The stadium project has been a hugely successful process and one that has been in a strange and almost total contradiction to the apparently never ending chaos and confusion that has aflicted Everton on the pitch.

While the Toffees’ have staggered from one football crisis to another seemingly unable to ever get it right, the new ground has continued to inexorably emerge from the rubble on the dock front of the city.

Various landmarks in the build have been reached with re-assuring regularity and today comes news that several key further structures have been put in place.

Now, two thirds of the stands are in place and the new stadium is nearly finished and ready for a Blues’ team to run out and play within its environs.

I will be sad to see the club leave Goodison Park. She has been showing her age recently of course, but the Grand Old Lady has been the Toffees’ home since they moved from Anfield way back in 1892.

The old ground has seen some outstanding teams grace the pitch, like the one built around arguably the greatest English centre-forward ever, Dixie Dean, in the twenties and early thirties.

Or the superb sides that appeared throughout the 1960s with players like Alex Young, Alan Ball, Howard Kendall, Brian Labone and Joe Royale catching the immagination at a time when the ‘school of soccer science’ was arguably at it’s peak.

Then there was the team I remember most foundly from my youth, when Everton finally re-emerged from the shadows as a powerful force in the game during the mid-eighties to robustly challenge Liverpool’s depressing dominance of that decade.
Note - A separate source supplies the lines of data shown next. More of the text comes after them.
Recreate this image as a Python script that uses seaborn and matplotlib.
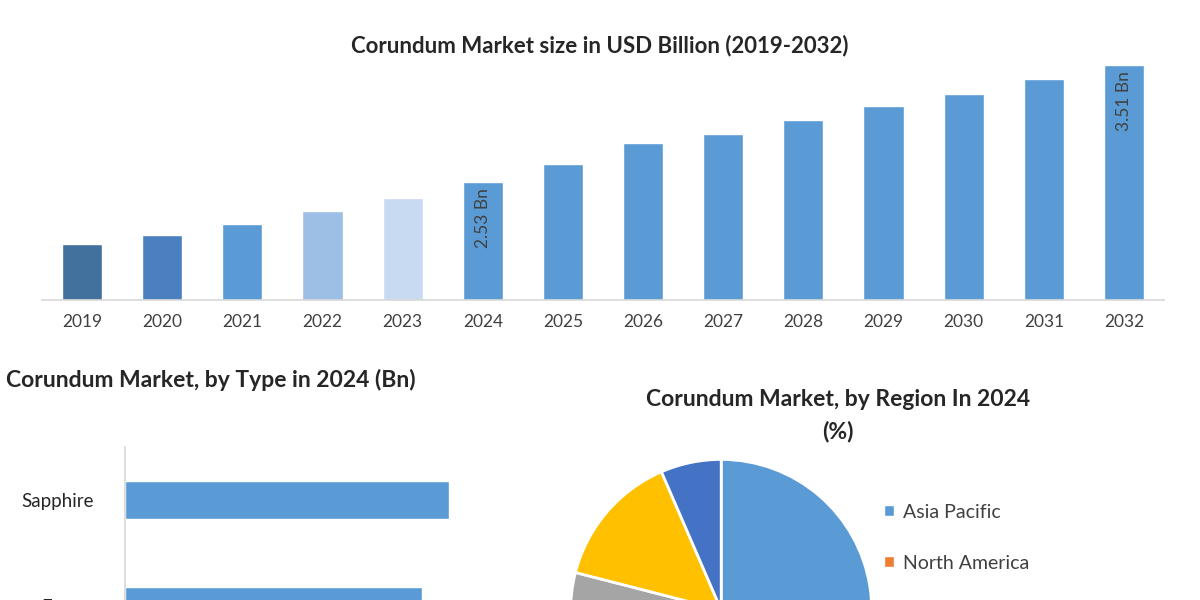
import matplotlib
matplotlib.use("Agg")
import matplotlib.pyplot as plt
import seaborn as sns
import pandas as pd
from matplotlib.patches import Patch

sns.set_theme(style="white")
plt.rcParams['font.family'] = ['Lato', 'DejaVu Sans']

years = [str(y) for y in range(2019, 2033)]
market = [2.02, 2.09, 2.18, 2.29, 2.40, 2.53, 2.68, 2.86, 2.93, 3.05, 3.17, 3.27, 3.39, 3.51]
bar_colors = ["#41719c", "#4a80bd", "#5b9bd5", "#9dbfe6", "#c7daf1"] + ["#5b9bd5"] * 9

types = ["Sapphire", "Emery"]
type_values = [1.30, 1.19]

regions = ["Asia Pacific", "North America", "Europe", "Middle East & Africa", "South America"]
region_share = [45.0, 25.0, 9.0, 14.5, 6.5]
region_colors = ["#5b9bd5", "#ed7d31", "#a5a5a5", "#ffc000", "#4472c4"]

fig = plt.figure(figsize=(12, 6), dpi=100)

# Top bar chart
ax1 = fig.add_axes([0.035, 0.5, 0.935, 0.4])
df = pd.DataFrame({"year": years, "value": market})
sns.barplot(data=df, x="year", y="value", hue="year", palette=bar_colors,
            legend=False, ax=ax1, width=0.5, saturation=1)
ax1.set_ylim(1.55, 3.55)
ax1.set_xlabel(""); ax1.set_ylabel("")
ax1.set_yticks([])
for s in ["top", "right", "left"]:
    ax1.spines[s].set_visible(False)
ax1.spines["bottom"].set_color("#d9d9d9")
ax1.tick_params(axis="x", labelsize=12.5, colors="#404040", length=0, pad=10)
for i, lbl in [(5, "2.53 Bn"), (13, "3.51 Bn")]:
    ax1.text(i, market[i] - 0.05, lbl, rotation=90, ha="center", va="top",
             fontsize=12.5, color="#404040")
fig.text(0.5, 0.912, "Corundum Market size in USD Billion (2019-2032)",
         ha="center", fontsize=16, fontweight="bold", color="#262626")

# Bottom left horizontal bars
ax2 = fig.add_axes([0.104, -0.275, 0.36, 0.53])
dft = pd.DataFrame({"type": types, "value": type_values})
sns.barplot(data=dft, y="type", x="value", color="#5b9bd5", saturation=1,
            ax=ax2, width=0.36, orient="h")
ax2.set_ylim(2.5, -0.5)
ax2.set_xlim(0, 1.73)
ax2.set_xlabel(""); ax2.set_ylabel("")
ax2.set_xticks([])
for s in ["top", "right", "bottom"]:
    ax2.spines[s].set_visible(False)
ax2.spines["left"].set_color("#d9d9d9")
ax2.tick_params(axis="y", labelsize=13.5, colors="#262626", length=0, pad=22)
fig.text(0.005, 0.355, "Corundum Market, by Type in 2024 (Bn)",
         ha="left", fontsize=16.5, fontweight="bold", color="#262626")

# Pie
ax3 = fig.add_axes([0.444, -0.33, 0.314, 0.627])
ax3.pie(region_share, colors=region_colors, startangle=90, counterclock=False,
        wedgeprops=dict(edgecolor="white", linewidth=2))
ax3.set_aspect("equal")
fig.text(0.698, 0.308, "Corundum Market, by Region In 2024\n(%)", ha="center",
         va="center", fontsize=16.5, fontweight="bold", color="#262626", linespacing=1.6)
handles = [Patch(facecolor=c, label=r) for c, r in zip(region_colors, regions)]
fig.legend(handles=handles, loc="upper left", bbox_to_anchor=(0.722, 0.19),
           frameon=False, fontsize=14, handlelength=0.5, handleheight=0.5,
           labelspacing=1.75, handletextpad=0.5, labelcolor="#404040")

fig.savefig("out.png", dpi=100)
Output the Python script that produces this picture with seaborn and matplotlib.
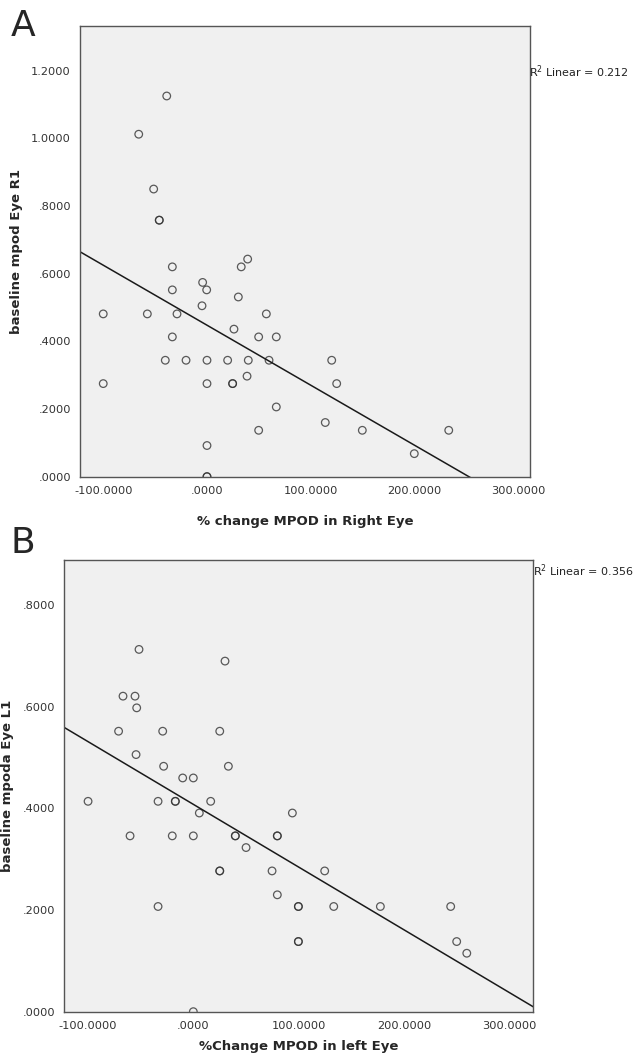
import numpy as np
import pandas as pd
import matplotlib
matplotlib.use("Agg")
import matplotlib.pyplot as plt
import seaborn as sns

# panel A: % change MPOD right eye vs baseline mpod R1
right_change = [-38.8, -65.8, -51.4, -46.0, -46.0, -33.4, 33.0, 39.2, -33.4, -4.2,
                -0.3, 30.2, -100.0, -57.5, -28.9, -4.8, 57.2, 26.0, -33.4, 49.8,
                66.8, -40.2, -20.2, 0.0, 19.9, 39.8, 59.8, 120.2, 38.6, -100.0,
                0.0, 24.7, 24.7, 125.0, 66.8, 114.0, 49.8, 0.0, 0.0, 0.0,
                149.7, 233.0, 199.8]
right_base = [1.125, 1.012, 0.850, 0.758, 0.758, 0.620, 0.620, 0.643, 0.552, 0.574,
              0.552, 0.531, 0.481, 0.481, 0.481, 0.505, 0.481, 0.436, 0.413, 0.413,
              0.413, 0.344, 0.344, 0.344, 0.344, 0.344, 0.344, 0.344, 0.297, 0.275,
              0.275, 0.275, 0.275, 0.275, 0.206, 0.160, 0.137, 0.092, 0.0, 0.0,
              0.137, 0.137, 0.068]

# panel B: % change MPOD left eye vs baseline mpoda L1
left_change = [-51.6, 30.1, -66.8, -55.4, -53.8, -71.0, -29.1, 25.1, -54.4, -28.2,
               33.3, -10.1, 0.0, -100.0, -33.5, -17.1, -17.1, 16.5, 5.7, 94.1,
               -60.1, -20.0, 0.0, 39.9, 39.9, 79.8, 79.8, 50.1, 25.1, 25.1,
               74.8, 124.8, 79.8, -33.5, 99.8, 99.8, 133.4, 99.8, 99.8, 0.0,
               177.7, 244.5, 250.2, 259.8]
left_base = [0.713, 0.690, 0.621, 0.621, 0.598, 0.552, 0.552, 0.552, 0.506, 0.483,
             0.483, 0.460, 0.460, 0.414, 0.414, 0.414, 0.414, 0.414, 0.391, 0.391,
             0.346, 0.346, 0.346, 0.346, 0.346, 0.346, 0.346, 0.323, 0.277, 0.277,
             0.277, 0.277, 0.230, 0.207, 0.207, 0.207, 0.207, 0.138, 0.138, 0.0,
             0.207, 0.207, 0.138, 0.115]

yticks_a = [0.0, 0.2, 0.4, 0.6, 0.8, 1.0, 1.2]
yticks_b = [0.0, 0.2, 0.4, 0.6, 0.8]
xticks = [-100, 0, 100, 200, 300]


def fmt(v):
    # SPSS style: 4 decimals, no leading zero
    s = f"{v:.4f}"
    if s.startswith("0."):
        s = s[1:]
    elif s.startswith("-0."):
        s = "-" + s[2:]
    return s


def draw_panel(ax, x, y, xlim, ylim, yticks, xlabel, ylabel, xpad):
    df = pd.DataFrame({"x": x, "y": y})
    ax.set_xlim(xlim)
    ax.set_ylim(ylim)
    sns.regplot(data=df, x="x", y="y", ax=ax, ci=None, truncate=False,
                scatter_kws=dict(s=30, facecolors="none", edgecolors="#333333",
                                 linewidths=0.9),
                line_kws=dict(color="#1a1a1a", linewidth=1.1))
    ax.set_xlim(xlim)
    ax.set_ylim(ylim)
    ax.set_facecolor("#f0f0f0")
    for sp in ax.spines.values():
        sp.set_visible(True)
        sp.set_color("#555555")
        sp.set_linewidth(1.0)
    ax.set_xticks(xticks)
    ax.set_xticklabels([fmt(v) for v in xticks])
    ax.set_yticks(yticks)
    ax.set_yticklabels([fmt(v) for v in yticks])
    ax.tick_params(axis="both", direction="out", length=5, width=1.0,
                   color="#333333", labelsize=8.2, labelcolor="#333333", pad=1.5)
    ax.tick_params(top=False, right=False)
    ax.set_xlabel(xlabel, fontsize=9.5, fontweight="bold", labelpad=xpad)
    ax.set_ylabel(ylabel, fontsize=9.5, fontweight="bold", labelpad=6)
    ax.grid(False)


sns.set_style("white")
plt.rcParams["font.family"] = ["DejaVu Sans"]

fig = plt.figure(figsize=(6.41, 10.59), dpi=100)
ax_a = fig.add_axes([0.1248, 0.5499, 0.7020, 0.4256])
ax_b = fig.add_axes([0.1006, 0.0447, 0.7314, 0.4265])

draw_panel(ax_a, right_change, right_base, (-122.4, 311.3), (0, 1.332), yticks_a,
           "% change MPOD in Right Eye", "baseline mpod Eye R1", 14)
draw_panel(ax_b, left_change, left_base, (-122.4, 323.0), (0, 0.889), yticks_b,
           "%Change MPOD in left Eye", "baseline mpoda Eye L1", 7)

fig.text(529 / 641, 1 - 72 / 1059, "R$^2$ Linear = 0.212", fontsize=8.0,
         va="center", ha="left", color="#222222")
fig.text(533 / 641, 1 - 571 / 1059, "R$^2$ Linear = 0.356", fontsize=8.0,
         va="center", ha="left", color="#222222")

fig.text(11 / 641, 1 - 26 / 1059, "A", fontsize=26, va="center", ha="left")
fig.text(11 / 641, 1 - 543 / 1059, "B", fontsize=26, va="center", ha="left")

fig.savefig("out.png", dpi=100, facecolor="white")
Down the years eight championships (the club’s first was claimed at Anfield the year before the move) five FA Cups and a European trophy have been paraded around the old ground. Not a bad haul, although it could and should have been more.

But of course, eventually all good things come to an end and you have to move on.

The question is now, what sort of Everton team will be taking to that pitch in a year and a half when the final piece of the stadium is in place and it’s been polished up and prepared. And, most importantly what league will that side be in?

At the moment this is obviously very uncertain to know. The Blues’ have put themselves in a terrible position through so much failure and confusion over the last few years and face another tortuous relegation fight this season.

Sean Dyche has made a solid enough start to his reign, the latest of seven men each of whom has tried to bring success to this club since Farhad Moshiri took control of it.

Six points from a possible nine is pretty good going and better than most of us hoped for I suspect, especially after that deadline day disaster when not a single new face was added to the squad.

We all have to hope he can sustain this decent beginning and keep this club in the top flight in which they have spent all but three of their 135 years playing English League football.